[Work to do]
All of the listing below must be repeated word for word. Pictures are the only thing to omit.

[Data block]
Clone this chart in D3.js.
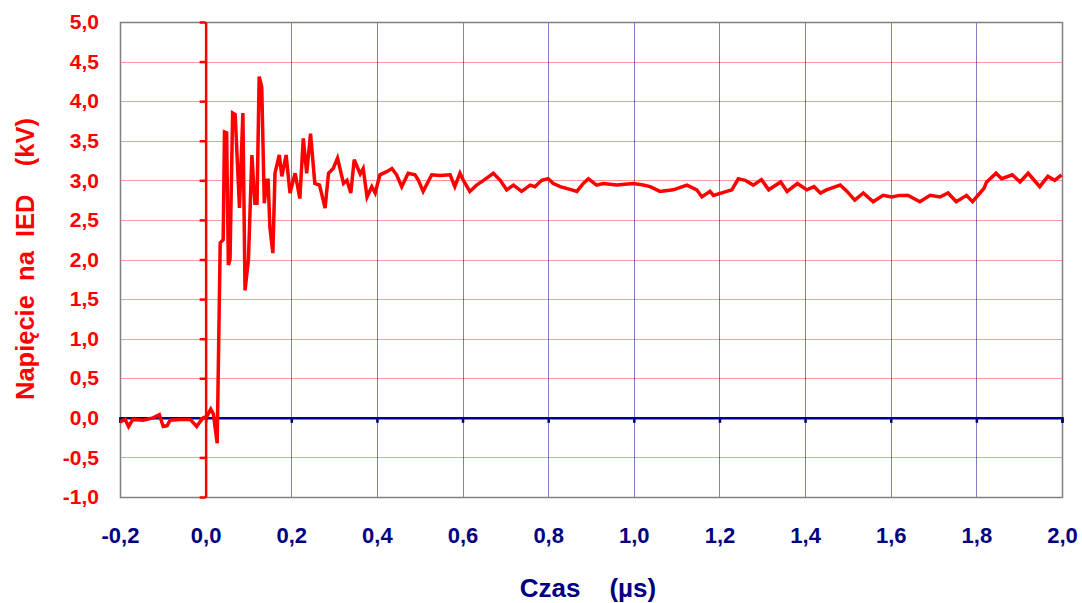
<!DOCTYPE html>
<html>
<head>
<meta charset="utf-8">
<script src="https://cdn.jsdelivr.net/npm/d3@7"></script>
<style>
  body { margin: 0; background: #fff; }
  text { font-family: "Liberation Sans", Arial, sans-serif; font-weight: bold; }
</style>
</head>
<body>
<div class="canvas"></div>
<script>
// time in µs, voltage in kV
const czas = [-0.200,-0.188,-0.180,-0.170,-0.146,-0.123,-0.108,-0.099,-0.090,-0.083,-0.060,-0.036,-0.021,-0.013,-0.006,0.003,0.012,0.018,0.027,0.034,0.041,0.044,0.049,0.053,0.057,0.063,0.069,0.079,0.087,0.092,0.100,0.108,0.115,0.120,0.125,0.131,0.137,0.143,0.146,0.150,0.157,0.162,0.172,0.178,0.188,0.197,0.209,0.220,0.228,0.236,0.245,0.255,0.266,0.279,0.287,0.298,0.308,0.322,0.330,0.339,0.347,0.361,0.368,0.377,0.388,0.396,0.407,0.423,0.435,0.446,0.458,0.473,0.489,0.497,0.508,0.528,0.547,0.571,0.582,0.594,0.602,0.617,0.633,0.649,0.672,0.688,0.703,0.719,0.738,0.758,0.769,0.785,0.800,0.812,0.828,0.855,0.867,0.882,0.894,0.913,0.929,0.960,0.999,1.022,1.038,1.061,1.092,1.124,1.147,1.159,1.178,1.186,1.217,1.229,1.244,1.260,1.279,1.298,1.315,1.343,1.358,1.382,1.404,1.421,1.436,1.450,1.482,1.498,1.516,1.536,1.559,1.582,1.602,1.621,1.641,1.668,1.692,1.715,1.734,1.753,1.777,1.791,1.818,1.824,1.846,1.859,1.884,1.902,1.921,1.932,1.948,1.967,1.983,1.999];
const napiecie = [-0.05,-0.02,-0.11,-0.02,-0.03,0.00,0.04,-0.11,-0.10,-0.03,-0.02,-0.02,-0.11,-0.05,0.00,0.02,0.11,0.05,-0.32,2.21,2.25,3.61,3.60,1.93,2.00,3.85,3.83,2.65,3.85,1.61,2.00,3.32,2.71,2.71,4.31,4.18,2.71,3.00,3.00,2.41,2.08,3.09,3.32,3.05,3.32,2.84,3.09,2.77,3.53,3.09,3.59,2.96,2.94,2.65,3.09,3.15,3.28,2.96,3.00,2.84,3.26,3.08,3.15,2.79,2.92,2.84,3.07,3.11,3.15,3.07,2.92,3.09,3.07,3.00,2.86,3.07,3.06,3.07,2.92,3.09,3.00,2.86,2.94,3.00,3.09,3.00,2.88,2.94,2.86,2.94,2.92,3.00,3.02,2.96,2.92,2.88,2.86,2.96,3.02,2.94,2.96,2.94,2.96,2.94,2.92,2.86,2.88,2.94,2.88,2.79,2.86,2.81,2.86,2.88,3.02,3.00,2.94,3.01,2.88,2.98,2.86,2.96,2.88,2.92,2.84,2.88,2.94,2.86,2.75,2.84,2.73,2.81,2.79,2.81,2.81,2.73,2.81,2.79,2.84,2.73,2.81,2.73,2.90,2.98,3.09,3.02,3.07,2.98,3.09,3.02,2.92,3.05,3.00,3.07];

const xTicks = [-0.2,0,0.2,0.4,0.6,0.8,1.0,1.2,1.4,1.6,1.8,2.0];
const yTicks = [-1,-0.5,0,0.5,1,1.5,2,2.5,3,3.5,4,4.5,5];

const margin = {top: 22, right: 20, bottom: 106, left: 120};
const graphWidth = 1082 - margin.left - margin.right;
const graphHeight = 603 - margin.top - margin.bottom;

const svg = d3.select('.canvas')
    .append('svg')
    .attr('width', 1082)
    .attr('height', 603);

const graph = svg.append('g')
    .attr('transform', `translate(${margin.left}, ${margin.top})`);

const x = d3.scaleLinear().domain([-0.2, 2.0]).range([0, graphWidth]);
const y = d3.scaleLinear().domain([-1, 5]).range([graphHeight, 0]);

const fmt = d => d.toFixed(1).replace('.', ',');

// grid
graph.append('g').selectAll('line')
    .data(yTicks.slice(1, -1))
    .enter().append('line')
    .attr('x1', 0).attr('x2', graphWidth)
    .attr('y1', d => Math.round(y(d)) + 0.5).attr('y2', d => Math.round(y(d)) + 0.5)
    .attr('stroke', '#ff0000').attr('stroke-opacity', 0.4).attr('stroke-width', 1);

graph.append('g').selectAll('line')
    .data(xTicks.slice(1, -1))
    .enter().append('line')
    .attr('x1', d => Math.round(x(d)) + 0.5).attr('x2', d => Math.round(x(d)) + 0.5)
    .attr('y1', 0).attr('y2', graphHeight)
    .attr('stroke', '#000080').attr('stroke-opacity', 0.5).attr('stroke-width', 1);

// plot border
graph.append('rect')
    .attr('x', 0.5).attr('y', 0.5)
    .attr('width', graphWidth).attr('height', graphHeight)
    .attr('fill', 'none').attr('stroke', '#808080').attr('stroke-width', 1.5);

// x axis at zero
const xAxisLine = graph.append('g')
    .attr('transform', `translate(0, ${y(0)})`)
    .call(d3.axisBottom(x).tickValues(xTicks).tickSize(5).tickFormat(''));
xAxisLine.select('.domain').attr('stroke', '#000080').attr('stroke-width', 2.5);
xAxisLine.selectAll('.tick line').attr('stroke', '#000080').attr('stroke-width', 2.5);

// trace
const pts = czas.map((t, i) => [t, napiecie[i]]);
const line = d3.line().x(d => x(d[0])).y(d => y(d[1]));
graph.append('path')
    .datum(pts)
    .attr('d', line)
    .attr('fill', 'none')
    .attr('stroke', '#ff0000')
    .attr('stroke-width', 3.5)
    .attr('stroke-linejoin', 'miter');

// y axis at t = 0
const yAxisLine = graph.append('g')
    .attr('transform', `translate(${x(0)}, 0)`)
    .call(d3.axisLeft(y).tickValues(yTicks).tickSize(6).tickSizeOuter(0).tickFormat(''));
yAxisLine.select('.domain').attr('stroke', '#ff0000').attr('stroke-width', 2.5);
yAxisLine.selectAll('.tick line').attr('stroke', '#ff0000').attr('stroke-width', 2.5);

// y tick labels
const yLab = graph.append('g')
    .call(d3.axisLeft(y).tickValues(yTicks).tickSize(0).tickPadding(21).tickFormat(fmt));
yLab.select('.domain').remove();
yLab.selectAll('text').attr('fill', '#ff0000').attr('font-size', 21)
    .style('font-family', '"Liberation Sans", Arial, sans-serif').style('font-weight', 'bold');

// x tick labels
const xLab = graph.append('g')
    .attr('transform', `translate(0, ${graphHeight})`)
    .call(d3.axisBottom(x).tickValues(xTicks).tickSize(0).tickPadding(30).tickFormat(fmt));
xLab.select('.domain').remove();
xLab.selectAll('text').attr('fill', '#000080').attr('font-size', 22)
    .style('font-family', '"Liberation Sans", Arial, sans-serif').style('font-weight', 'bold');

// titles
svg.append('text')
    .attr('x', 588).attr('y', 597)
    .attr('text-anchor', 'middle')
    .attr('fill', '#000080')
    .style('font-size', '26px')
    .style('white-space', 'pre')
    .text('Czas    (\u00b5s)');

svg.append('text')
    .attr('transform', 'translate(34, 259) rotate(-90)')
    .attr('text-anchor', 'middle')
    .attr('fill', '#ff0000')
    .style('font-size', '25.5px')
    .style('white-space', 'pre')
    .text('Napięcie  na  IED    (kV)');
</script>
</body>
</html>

[Answer to the task]
Clone this chart in D3.js.
<!DOCTYPE html>
<html>
<head>
<meta charset="utf-8">
<script src="https://cdn.jsdelivr.net/npm/d3@7"></script>
<style>
  body { margin: 0; background: #fff; }
  text { font-family: "Liberation Sans", Arial, sans-serif; font-weight: bold; }
</style>
</head>
<body>
<div class="canvas"></div>
<script>
// time in µs, voltage in kV
const czas = [-0.200,-0.188,-0.180,-0.170,-0.146,-0.123,-0.108,-0.099,-0.090,-0.083,-0.060,-0.036,-0.021,-0.013,-0.006,0.003,0.012,0.018,0.027,0.034,0.041,0.044,0.049,0.053,0.057,0.063,0.069,0.079,0.087,0.092,0.100,0.108,0.115,0.120,0.125,0.131,0.137,0.143,0.146,0.150,0.157,0.162,0.172,0.178,0.188,0.197,0.209,0.220,0.228,0.236,0.245,0.255,0.266,0.279,0.287,0.298,0.308,0.322,0.330,0.339,0.347,0.361,0.368,0.377,0.388,0.396,0.407,0.423,0.435,0.446,0.458,0.473,0.489,0.497,0.508,0.528,0.547,0.571,0.582,0.594,0.602,0.617,0.633,0.649,0.672,0.688,0.703,0.719,0.738,0.758,0.769,0.785,0.800,0.812,0.828,0.855,0.867,0.882,0.894,0.913,0.929,0.960,0.999,1.022,1.038,1.061,1.092,1.124,1.147,1.159,1.178,1.186,1.217,1.229,1.244,1.260,1.279,1.298,1.315,1.343,1.358,1.382,1.404,1.421,1.436,1.450,1.482,1.498,1.516,1.536,1.559,1.582,1.602,1.621,1.641,1.668,1.692,1.715,1.734,1.753,1.777,1.791,1.818,1.824,1.846,1.859,1.884,1.902,1.921,1.932,1.948,1.967,1.983,1.999];
const napiecie = [-0.05,-0.02,-0.11,-0.02,-0.03,0.00,0.04,-0.11,-0.10,-0.03,-0.02,-0.02,-0.11,-0.05,0.00,0.02,0.11,0.05,-0.32,2.21,2.25,3.61,3.60,1.93,2.00,3.85,3.83,2.65,3.85,1.61,2.00,3.32,2.71,2.71,4.31,4.18,2.71,3.00,3.00,2.41,2.08,3.09,3.32,3.05,3.32,2.84,3.09,2.77,3.53,3.09,3.59,2.96,2.94,2.65,3.09,3.15,3.28,2.96,3.00,2.84,3.26,3.08,3.15,2.79,2.92,2.84,3.07,3.11,3.15,3.07,2.92,3.09,3.07,3.00,2.86,3.07,3.06,3.07,2.92,3.09,3.00,2.86,2.94,3.00,3.09,3.00,2.88,2.94,2.86,2.94,2.92,3.00,3.02,2.96,2.92,2.88,2.86,2.96,3.02,2.94,2.96,2.94,2.96,2.94,2.92,2.86,2.88,2.94,2.88,2.79,2.86,2.81,2.86,2.88,3.02,3.00,2.94,3.01,2.88,2.98,2.86,2.96,2.88,2.92,2.84,2.88,2.94,2.86,2.75,2.84,2.73,2.81,2.79,2.81,2.81,2.73,2.81,2.79,2.84,2.73,2.81,2.73,2.90,2.98,3.09,3.02,3.07,2.98,3.09,3.02,2.92,3.05,3.00,3.07];

const xTicks = [-0.2,0,0.2,0.4,0.6,0.8,1.0,1.2,1.4,1.6,1.8,2.0];
const yTicks = [-1,-0.5,0,0.5,1,1.5,2,2.5,3,3.5,4,4.5,5];

const margin = {top: 22, right: 20, bottom: 106, left: 120};
const graphWidth = 1082 - margin.left - margin.right;
const graphHeight = 603 - margin.top - margin.bottom;

const svg = d3.select('.canvas')
    .append('svg')
    .attr('width', 1082)
    .attr('height', 603);

const graph = svg.append('g')
    .attr('transform', `translate(${margin.left}, ${margin.top})`);

const x = d3.scaleLinear().domain([-0.2, 2.0]).range([0, graphWidth]);
const y = d3.scaleLinear().domain([-1, 5]).range([graphHeight, 0]);

const fmt = d => d.toFixed(1).replace('.', ',');

// grid
graph.append('g').selectAll('line')
    .data(yTicks.slice(1, -1))
    .enter().append('line')
    .attr('x1', 0).attr('x2', graphWidth)
    .attr('y1', d => Math.round(y(d)) + 0.5).attr('y2', d => Math.round(y(d)) + 0.5)
    .attr('stroke', '#ff0000').attr('stroke-opacity', 0.4).attr('stroke-width', 1);

graph.append('g').selectAll('line')
    .data(xTicks.slice(1, -1))
    .enter().append('line')
    .attr('x1', d => Math.round(x(d)) + 0.5).attr('x2', d => Math.round(x(d)) + 0.5)
    .attr('y1', 0).attr('y2', graphHeight)
    .attr('stroke', '#000080').attr('stroke-opacity', 0.5).attr('stroke-width', 1);

// plot border
graph.append('rect')
    .attr('x', 0.5).attr('y', 0.5)
    .attr('width', graphWidth).attr('height', graphHeight)
    .attr('fill', 'none').attr('stroke', '#808080').attr('stroke-width', 1.5);

// x axis at zero
const xAxisLine = graph.append('g')
    .attr('transform', `translate(0, ${y(0)})`)
    .call(d3.axisBottom(x).tickValues(xTicks).tickSize(5).tickFormat(''));
xAxisLine.select('.domain').attr('stroke', '#000080').attr('stroke-width', 2.5);
xAxisLine.selectAll('.tick line').attr('stroke', '#000080').attr('stroke-width', 2.5);

// trace
const pts = czas.map((t, i) => [t, napiecie[i]]);
const line = d3.line().x(d => x(d[0])).y(d => y(d[1]));
graph.append('path')
    .datum(pts)
    .attr('d', line)
    .attr('fill', 'none')
    .attr('stroke', '#ff0000')
    .attr('stroke-width', 3.5)
    .attr('stroke-linejoin', 'miter');

// y axis at t = 0
const yAxisLine = graph.append('g')
    .attr('transform', `translate(${x(0)}, 0)`)
    .call(d3.axisLeft(y).tickValues(yTicks).tickSize(6).tickSizeOuter(0).tickFormat(''));
yAxisLine.select('.domain').attr('stroke', '#ff0000').attr('stroke-width', 2.5);
yAxisLine.selectAll('.tick line').attr('stroke', '#ff0000').attr('stroke-width', 2.5);

// y tick labels
const yLab = graph.append('g')
    .call(d3.axisLeft(y).tickValues(yTicks).tickSize(0).tickPadding(21).tickFormat(fmt));
yLab.select('.domain').remove();
yLab.selectAll('text').attr('fill', '#ff0000').attr('font-size', 21)
    .style('font-family', '"Liberation Sans", Arial, sans-serif').style('font-weight', 'bold');

// x tick labels
const xLab = graph.append('g')
    .attr('transform', `translate(0, ${graphHeight})`)
    .call(d3.axisBottom(x).tickValues(xTicks).tickSize(0).tickPadding(30).tickFormat(fmt));
xLab.select('.domain').remove();
xLab.selectAll('text').attr('fill', '#000080').attr('font-size', 22)
    .style('font-family', '"Liberation Sans", Arial, sans-serif').style('font-weight', 'bold');

// titles
svg.append('text')
    .attr('x', 588).attr('y', 597)
    .attr('text-anchor', 'middle')
    .attr('fill', '#000080')
    .style('font-size', '26px')
    .style('white-space', 'pre')
    .text('Czas    (\u00b5s)');

svg.append('text')
    .attr('transform', 'translate(34, 259) rotate(-90)')
    .attr('text-anchor', 'middle')
    .attr('fill', '#ff0000')
    .style('font-size', '25.5px')
    .style('white-space', 'pre')
    .text('Napięcie  na  IED    (kV)');
</script>
</body>
</html>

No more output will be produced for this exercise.